А фашисты продолжали творить свое черное дело: расстреляли председателей сельских Советов Ивана Дегтярева в Болотне и Анатолия Познякова в Звонце. Значит, нельзя быть в своей деревне ни семье, ни ему, бывшему председателю местного Совета. И Антоновы переезжают в деревню Шмаки Кировского района. Хорошо одно: на руках была справка, что Антонов пробирается из тюремного заключения. А в военном билете он заблаговременно заменил листки, и этим удалось скрыть принадлежность к ВКП(б).
Вскоре Филипп Карпович установил связь с кировским подпольем и стал начальником штаба группы самообороны, которая являлась резервом 537-го партизанского отряда. Командовал им С. И. Свиридов.
Ну а потом Антонов пошел с инициативной группой в Журавичский район. Семья осталась в Шмаках. Дарью Кузьминичну вместе с детьми чуть не схватили каратели в лесу во время блокады. Поймали только меньшенького — Веню, но по дороге ему удалось бежать.
Без теплой одежды, в чем были, когда скрывались от карателей, жену и детей Антонова привели в партизанский лагерь посланные отсюда наши связные. И вот теперь, в осенние холода, Таня в легком платьице жмется к матери, чтобы согреться. Игнат Максимович Дикан отдал девочке свой джемпер.
— Вот вам, Дарья Кузьминична, документы, — передал Дикан бумаги с печатями, написанные бургомистром. — Будете теперь, правда, не Антоновой, а снова Прохоровой, зато законной жительницей Серебрянки.
Виталий, сын Антоновых, вскоре вступил в нашу комсомольскую организацию. Да и вся семья начальника штаба партизанской группы стала для подпольщиков своей, родной.
3
Эх, Серебрянка, Серебрянка! На твоих улицах золотой, а не серебряный народ живет. Цены им нет, твоим людям, трудолюбивым и боевым, терпеливым и настойчивым. Они могут поддержать и наказать, помочь и отказать даже в кружке воды из своей тихой речки Серебрянка. В зависимости от того, что ты за человек.

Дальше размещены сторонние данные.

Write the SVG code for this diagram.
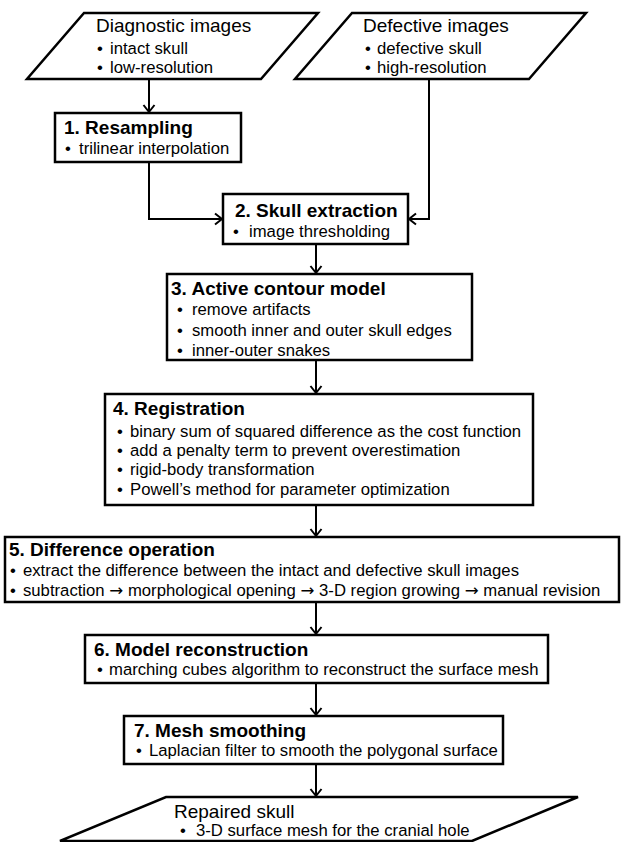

Единодушие — вот мерило с незапамятных пор, мерило старожилов. Стоило появиться в деревне двоедушному человеку, как люди изгоняли его, словно уничтожали прыщ на здоровом теле. Так было до войны, такой закон остался и в тяжелую годину фашистской оккупации. А они-то, эти прыщи, вдруг повыскакивали наружу — староста Артем Ковалев, полицейский Иван Селедцов. Непонятно, как оказался в полиции считавшийся порядочным человеком Яков Янченко.
Помнится, как только они показали свое поганое нутро, мой дедушка, старый колхозник Степан Кабанов, сказал:
— Вот и еще болячки-прыщи выскочили на свет божий. Остерегайся их, внучек: такие бывают хуже ворога-супостата. Больше, чем немец, знают нас, нутром своим поганым чувствуют: или мы — их, или они — нас.
Он помолчал, прижмуривая выцветшие глаза, будто вглядываясь в что-то далекое.
— Забыли, совсем память отшибло, что Россию-матушку никто не покорил. Запомни мое слово: эти вражьи прихлебатели сами хлебнут горя.